The letter emphasizes that while supporting responsible innovation and a transparent digital asset market, bankers are extremely concerned about the potential consequences of the current version. They fear that the law's ambiguity could encourage the creation of stablecoin schemes that effectively replace bank deposits. This directly threatens the resource base of community banks, which finance mortgages, small businesses, and agriculture.

"Concerns remain: the ambiguities of the draft could encourage stablecoin schemes that may effectively replace bank deposits, even though Congress initially stated that payment stablecoins should be used as a settlement tool, not as a store of value," the association's statement reads.

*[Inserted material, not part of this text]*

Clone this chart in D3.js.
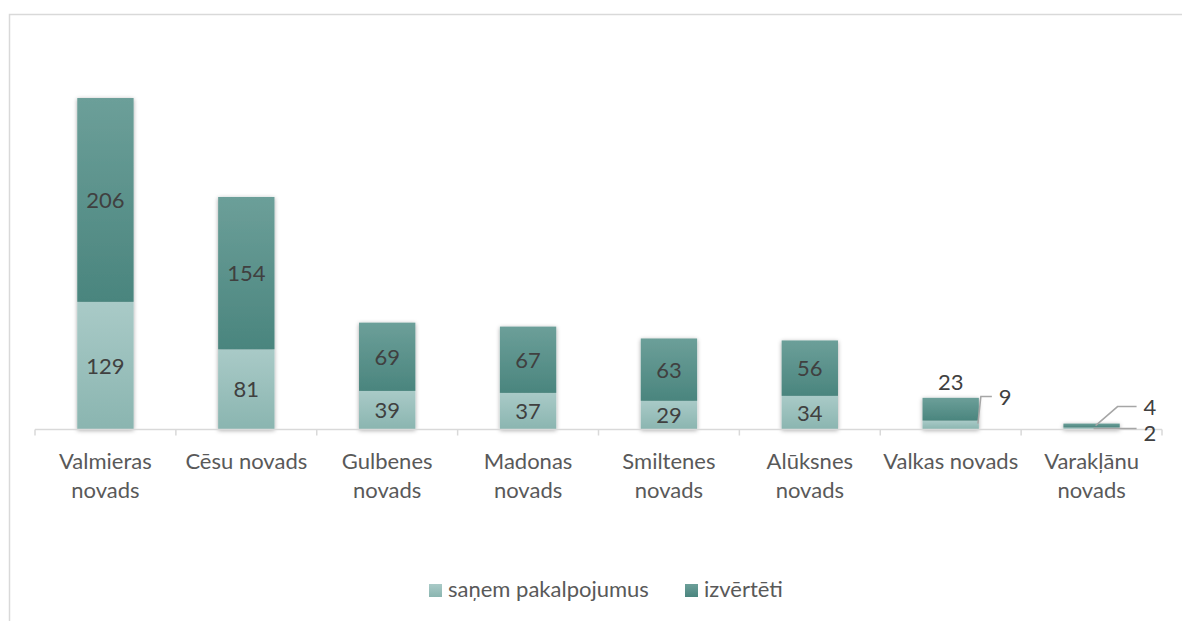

Earlier, five leading U.S. banking lobbies had already taken a similar stance. The new document details what bankers consider critical for revision. Notably, the issue of stablecoin yield remains one of the three main reasons the law has not yet been passed. Consensus has also not been reached on Section 604, which addresses developer protection and ethical standards.

Donald Trump has urged senators to speed up, and the bill has also been supported by NOBLE and the Federal Law Enforcement Officers Association. However, the Senate has very little time left before the August recess. Whether lawmakers will manage to reach an agreement on stablecoins, developers, and ethics remains a big question.

Cryptalist Analyst Comment: The banking lobby in the U.S. is demonstrating a classic tactic to defend its positions—it is not blocking the law but trying to gut its key provisions. Section 404 is not just a technical norm but a fundamental question: will stablecoins become a full-fledged alternative to bank deposits, or will they remain merely a payment tool? Given that only a few weeks remain before the recess, the likelihood of CLARITY being passed in the current session is rapidly declining. The stablecoin market continues to grow, while regulatory clarity is postponed indefinitely.